La célébration des masques est devenue pour certains pays en Afrique une affaire nationale et une occasion en or pour la relance du secteur culturel, mais aussi une façon de faire de l’intégration sous-Régionale une réalité : C’est le cas du festival des Masques et des arts de Dédougou (Festima) au Burkina Faso qui a eu comme parrain cette année le ministre Ivoirien de la culture et de la Francophonie Maurice Bandaman Kouakou. Au cours de ce festival d’autres pays comme le Benin, le Togo, le Mali, le Sénégal et la Côte d’Ivoire ont aussi fait des démonstrations de leurs masques.

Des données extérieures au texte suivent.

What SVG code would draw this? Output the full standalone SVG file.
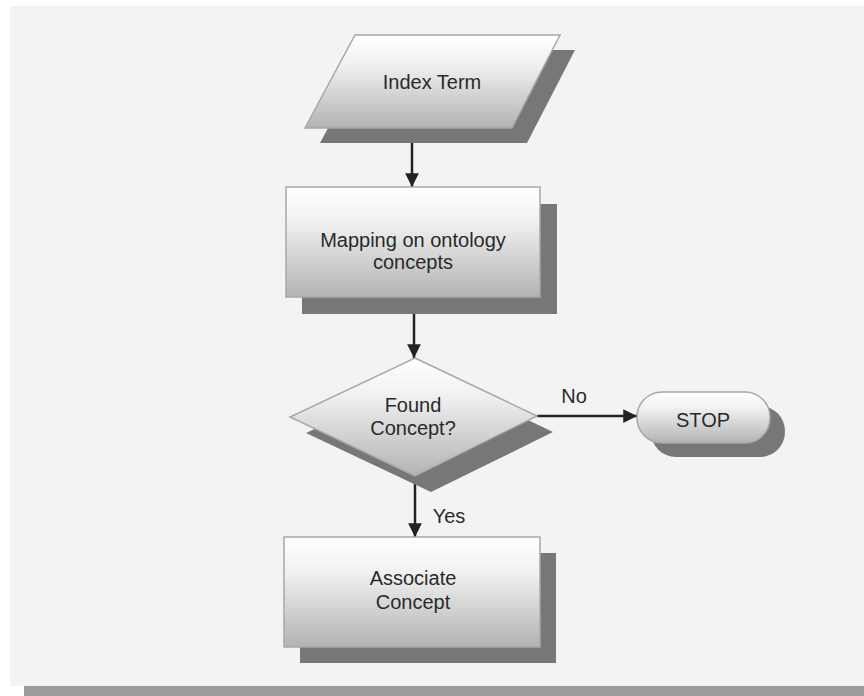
<svg xmlns="http://www.w3.org/2000/svg" width="864" height="696" viewBox="0 0 864 696">
<defs>
<linearGradient id="g" x1="0" y1="0" x2="0" y2="1">
<stop offset="0" stop-color="#ffffff"/>
<stop offset="0.3" stop-color="#f2f2f2"/>
<stop offset="1" stop-color="#b3b3b3"/>
</linearGradient>
<marker id="ah" viewBox="0 0 10 10" refX="10" refY="5" markerWidth="5.5" markerHeight="5.5" markerUnits="strokeWidth" orient="auto">
<path d="M0,0 L10,5 L0,10 z" fill="#222"/>
</marker>
</defs>
<style>
.node{fill:url(#g);stroke:#a8a8a8;stroke-width:1.5}
.sh{fill:#777777}
.t{font-family:"Liberation Sans",Arial,sans-serif;font-size:20px;fill:#2a2a2a;text-anchor:middle}
.c{stroke:#222;stroke-width:2.5;fill:none;marker-end:url(#ah)}
</style>
<rect x="0" y="0" width="864" height="696" fill="#ffffff"/>
<rect x="10" y="6" width="854" height="680" fill="#f3f3f3"/>
<rect x="24" y="686" width="840" height="10" fill="#9c9c9c"/>

<g id="connectors">
<line class="c" x1="412" y1="128" x2="412" y2="187"/>
<line class="c" x1="414" y1="297" x2="414" y2="358"/>
<line class="c" x1="537" y1="416" x2="637" y2="416"/>
<line class="c" x1="415" y1="476" x2="415" y2="537"/>
<text class="t" x="574" y="403">No</text>
<text class="t" x="449" y="523">Yes</text>
</g>

<g id="index-term">
<polygon class="sh" points="370,50 575,50 527,143 320,143"/>
<polygon class="node" points="355,35 560,35 512,128 305,128"/>
<text class="t" x="432" y="89">Index Term</text>
</g>

<g id="mapping">
<rect class="sh" x="302" y="204" width="255" height="110"/>
<rect class="node" x="286" y="187" width="254" height="110"/>
<text class="t" x="413" y="247">Mapping on ontology</text>
<text class="t" x="413" y="269">concepts</text>
</g>

<g id="found-concept">
<polygon class="sh" points="431,374 553,432 431,492 306,433"/>
<polygon class="node" points="415,358 537,416 415,476 290,417"/>
<text class="t" x="413" y="412">Found</text>
<text class="t" x="413" y="435">Concept?</text>
</g>

<g id="stop">
<rect class="sh" x="651" y="406" width="134" height="51" rx="25" ry="25"/>
<rect class="node" x="637" y="392" width="133" height="51" rx="25" ry="25"/>
<text class="t" x="703" y="427">STOP</text>
</g>

<g id="associate">
<rect class="sh" x="300" y="553" width="256" height="110"/>
<rect class="node" x="284" y="537" width="256" height="110"/>
<text class="t" x="413" y="585">Associate</text>
<text class="t" x="413" y="609">Concept</text>
</g>
</svg>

Les Masques sont également célébré au Mali aux festivals Markala (Fesmamas) de Bandiagara, bien que ces deux festival n’arrivent pas á trouver des financement nécessaire pour décoller , ils demeurent de grands rendez-vous culturel incontournables.
La question de réconciliation nationale se règle en Côte d’ivoire par exemple à travers les festivals de masques, à l’image de celui de Gueheva dans la commune de Man, une occasion de rassemble les masques Senoufo, Gouros , Bétés, Yohourés, ou Ouan.
Le festival Nyang-nyang en pays Bafoussam au Cameroun célébré chaque 2ans est en réalité un moment ou les peuples Baleng et Bafoussam célèbrent le passage des plus jeunes en âge adulte, les festivités durent en quatre mois et coïncident avec la période des récoltes.